In this very personal essay, Catherine Mayer remembers her friend Michael Hutchence, and wonders if our hunger for celebrity gossip is debasing our society
These days I know lots of dead people, but 20 years ago my ghosts were few and elderly. Then, on 22 November 1997, Michael Hutchence died, the first close friend of my age to do so. Grief doesnt always manifest in tears and pain. For months afterwards, numb and fizzing with a demented energy, I walked into walls and tripped over paving stones. The bruises multiplied as if my body was trying to tell me: This hurts; this really hurts.
Michaels death also began to crystallise my unease about fame and our relationship with it.
Eleven weeks earlier, photographers had pursued a car into a tunnel in Paris, then stopped to take pictures of its dead and dying occupants. In the manner of her death, Diana the hunted seemingly left the media nowhere to hide from its culpability. In truth the events enabled a false distinction between mass-market press and the rest of my profession. As Michaels friend, I had direct experience of the excesses of the paparazzi and the tabloids who paid them. I remember trying to drive his Jeep with a photographer draped across the bonnet, firing a flash gun straight into my eyes in his efforts to capture an image of Michael huddled with Paula Yates in the back seat, attempting to shield their baby their tiny, new baby.

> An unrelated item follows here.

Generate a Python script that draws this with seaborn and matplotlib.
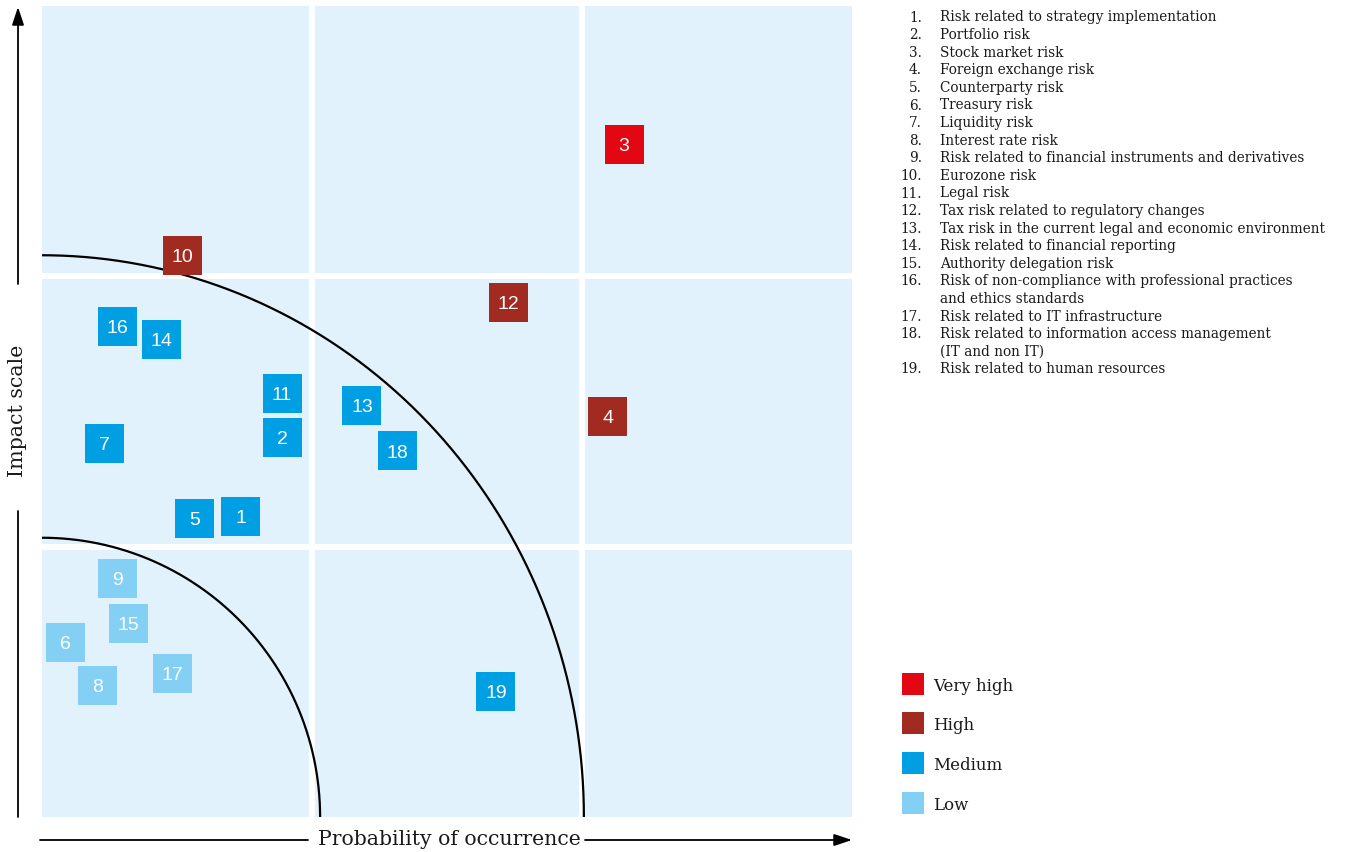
import matplotlib
matplotlib.use("Agg")
import matplotlib.pyplot as plt
from matplotlib.lines import Line2D
import numpy as np
import pandas as pd
import seaborn as sns

# ---- data -------------------------------------------------------------
risk_ids = [3, 10, 12, 4, 16, 14, 11, 13, 2, 7, 18, 5, 1, 9, 15, 6, 8, 17, 19]
probability = [2.156, 0.519, 1.726, 2.096, 0.281, 0.444, 0.889, 1.185, 0.889,
               0.230, 1.315, 0.565, 0.735, 0.280, 0.320, 0.087, 0.205, 0.483, 1.681]
impact = [2.488, 2.078, 1.905, 1.482, 1.816, 1.767, 1.567, 1.524, 1.404,
          1.382, 1.354, 1.106, 1.113, 0.884, 0.717, 0.647, 0.486, 0.532, 0.464]
level = ["Very high", "High", "High", "High", "Medium", "Medium", "Medium",
         "Medium", "Medium", "Medium", "Medium", "Medium", "Medium",
         "Low", "Low", "Low", "Low", "Low", "Medium"]

level_names = ["Very high", "High", "Medium", "Low"]
level_colors = ["#E30613", "#A12B20", "#009FE3", "#84D0F5"]

risk_names = [
    "Risk related to strategy implementation",
    "Portfolio risk",
    "Stock market risk",
    "Foreign exchange risk",
    "Counterparty risk",
    "Treasury risk",
    "Liquidity risk",
    "Interest rate risk",
    "Risk related to financial instruments and derivatives",
    "Eurozone risk",
    "Legal risk",
    "Tax risk related to regulatory changes",
    "Tax risk in the current legal and economic environment",
    "Risk related to financial reporting",
    "Authority delegation risk",
    "Risk of non-compliance with professional practices\nand ethics standards",
    "Risk related to IT infrastructure",
    "Risk related to information access management\n(IT and non IT)",
    "Risk related to human resources",
]

# zone boundaries (quarter ellipses from the origin)
inner_radii = (1.03, 1.033)
outer_radii = (2.007, 2.078)

df = pd.DataFrame({"id": risk_ids, "probability": probability,
                   "impact": impact, "level": level})

# ---- figure -----------------------------------------------------------
sns.set_theme(style="white")
W, H = 1345, 853
fig = plt.figure(figsize=(W / 100, H / 100), dpi=100)
ax = fig.add_axes([42 / W, 1 - 818 / H, 810 / W, 811 / H])
ax.set_facecolor("#E1F2FC")
ax.set_xlim(0, 3)
ax.set_ylim(0, 3)
for s in ax.spines.values():
    s.set_visible(False)
ax.set_xticks([])
ax.set_yticks([])

# white gutters between the nine cells
for v in (1, 2):
    ax.axvline(v, color="white", lw=4.3, zorder=1)
    ax.axhline(v, color="white", lw=4.3, zorder=1)

# zone curves
t = np.linspace(0, np.pi / 2, 300)
for rx, ry in (inner_radii, outer_radii):
    ax.plot(rx * np.cos(t), ry * np.sin(t), color="black", lw=1.6, zorder=2,
            clip_on=False, solid_capstyle="butt")

# risk squares
side_pt = 39 * 0.72
sns.scatterplot(data=df, x="probability", y="impact", hue="level",
                hue_order=level_names, palette=level_colors, marker="s",
                s=side_pt ** 2, linewidth=0, legend=False, ax=ax, zorder=3)
for rid, px, py in zip(risk_ids, probability, impact):
    ax.text(px, py - 0.004, str(rid), color="white", ha="center", va="center",
            fontsize=14, family="Liberation Sans", zorder=4)
ax.set_xlabel("")
ax.set_ylabel("")

# ---- axis arrows with titles ---------------------------------------------
serif = "DejaVu Serif"
ink = "#1a1a1a"
arrow_kw = dict(arrowstyle="-|>,head_length=0.9,head_width=0.3", color="black",
                lw=1.3, shrinkA=0, shrinkB=0)
fig_px = "figure pixels"
# vertical
ax.annotate("", xy=(18, H - 8), xytext=(18, H - 285), xycoords=fig_px,
            textcoords=fig_px, arrowprops=arrow_kw, annotation_clip=False)
fig.add_artist(Line2D([18, 18], [H - 512, H - 818], color="black", lw=1.3,
                      transform=None))
fig.text(18 / W, 1 - 411 / H, "Impact scale", rotation=90, ha="center",
         va="center", fontsize=14.8, family=serif, color=ink)
# horizontal
fig.add_artist(Line2D([40, 308], [H - 841, H - 841], color="black", lw=1.3,
                      transform=None))
ax.annotate("", xy=(852, H - 841), xytext=(585, H - 841), xycoords=fig_px,
            textcoords=fig_px, arrowprops=arrow_kw, annotation_clip=False)
fig.text(449 / W, 1 - 840 / H, "Probability of occurrence", ha="center",
         va="center", fontsize=14.7, family=serif, color=ink)

# ---- numbered list of risks ------------------------------------------
line_h = 17.6
list_size = 9.85
y = 17.5
for i, name in enumerate(risk_names, start=1):
    fig.text(922 / W, 1 - y / H, f"{i}.", ha="right", va="center",
             fontsize=list_size, family=serif, color=ink)
    for k, part in enumerate(name.split("\n")):
        fig.text(940 / W, 1 - (y + k * line_h) / H, part, ha="left",
                 va="center", fontsize=list_size, family=serif, color=ink)
    y += line_h * (name.count("\n") + 1)

# ---- legend -------------------------------------------------------------
handles = [Line2D([], [], marker="s", ls="none", markersize=22 * 0.72,
                  markerfacecolor=c, markeredgewidth=0) for c in level_colors]
fig.legend(handles, level_names, loc="upper left",
           bbox_to_anchor=(896 / W, 1 - 671 / H), frameon=False,
           prop={"family": serif, "size": 12}, labelspacing=1.36,
           handlelength=1.2, handletextpad=0.6, borderaxespad=0,
           labelcolor=ink)

fig.savefig("out.png", dpi=100)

Yet as a journalist and a consumer of celebrity news I couldnt ignore the ways in which print journalists right across the spectrum, from red-top to broadsheet, misrepresented Michael. It wasnt just about the mixture of sloppiness and invented detail, or even the crass reinforcement of every conceivable stereotype about masculinity and rock stars. Their reports concealed toxic narratives that played out in unexpected ways after Michaels death and set me wondering about the wider effects of celebrity culture.